Advance publicity tells us "The acclaimed Naomi Frederick will revive her performance of Agnes Colander. Her previous credits include Much Ado About Nothing (Shakespeare’s Globe), The Winslow Boy (Old Vic) and Brief Encounter (Birmingham Rep, West Yorkshire Playhouse and West End). She is joined by Sally Scott (King Charles III - West End and Broadway, King Lear – West End), Matthew Flynn (Wild Honey – Hampstead Theatre, I am a Walrus – Young Vic), Harry Lister-Smith (A Woman of No Importance – West End, Posh - West End) and recent LAMDA graduate Cindy-Jane Armbruster".

The production is described as follows "Written in 1900 and unearthed a century later Agnes Colander: An Attempt At Life is a witty and compelling exploration of love and sexual attraction".

"Three years after leaving her unfaithful husband and striking out as an artist, Agnes receives his letter ordering her home.

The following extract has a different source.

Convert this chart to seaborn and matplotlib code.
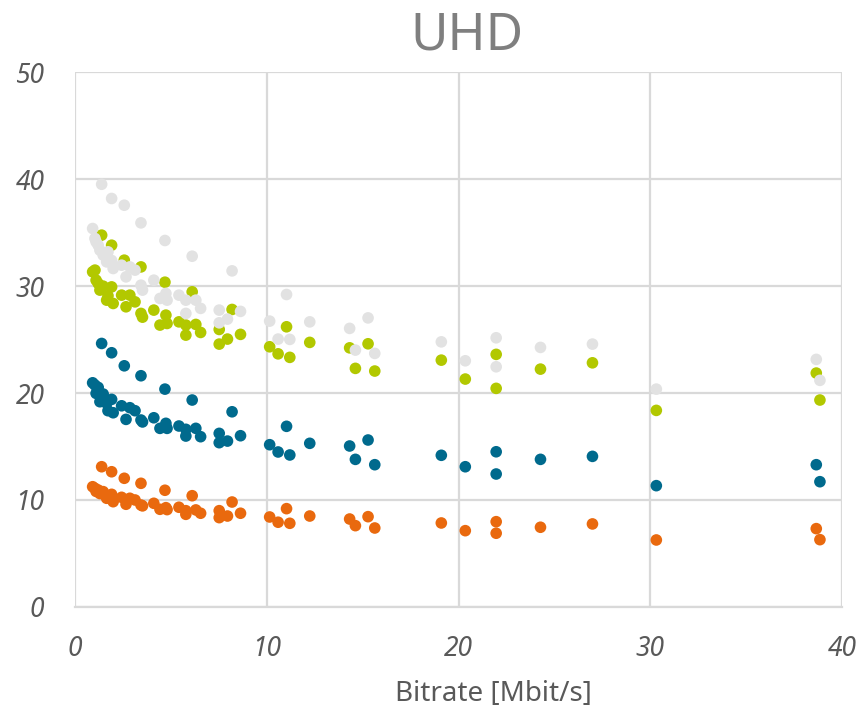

But Agnes married young; her innocence has gone and her ambition is growing. Fleeing to France to find a new future, Agnes is pursued by the besotted Alec and worldly-wise Otho. Beset on all sides, can Agnes seize the chance to shape her own life?

Trevor Nunn, who returns to Jermyn Street Theatre following Samuel Beckett’s All That Fall, which transferred to the West End and off-Broadway, says –

“Playwright, actor, director and critic, Harley Granville Barker is a giant of Edwardian theatre and with his revolutionary approach to stage design and ensemble acting, is widely regarded as the first modern British theatre director. Through revivals of his plays like Waste, The Voysey Inheritance and The Madras House, we have come to recognise Harley Granville-Barker as one of the great dramatists of the previous century. So when a totally unknown, unpublished, full-length play by Barker was discovered recently, it was a momentous development. Having presented the play at the Ustinov Theatre in Bath, we are now able to bring this world premiere production of a new play by a great writer, to the London stage. We hope everybody who cares about the history of English drama will be as excited as we are.”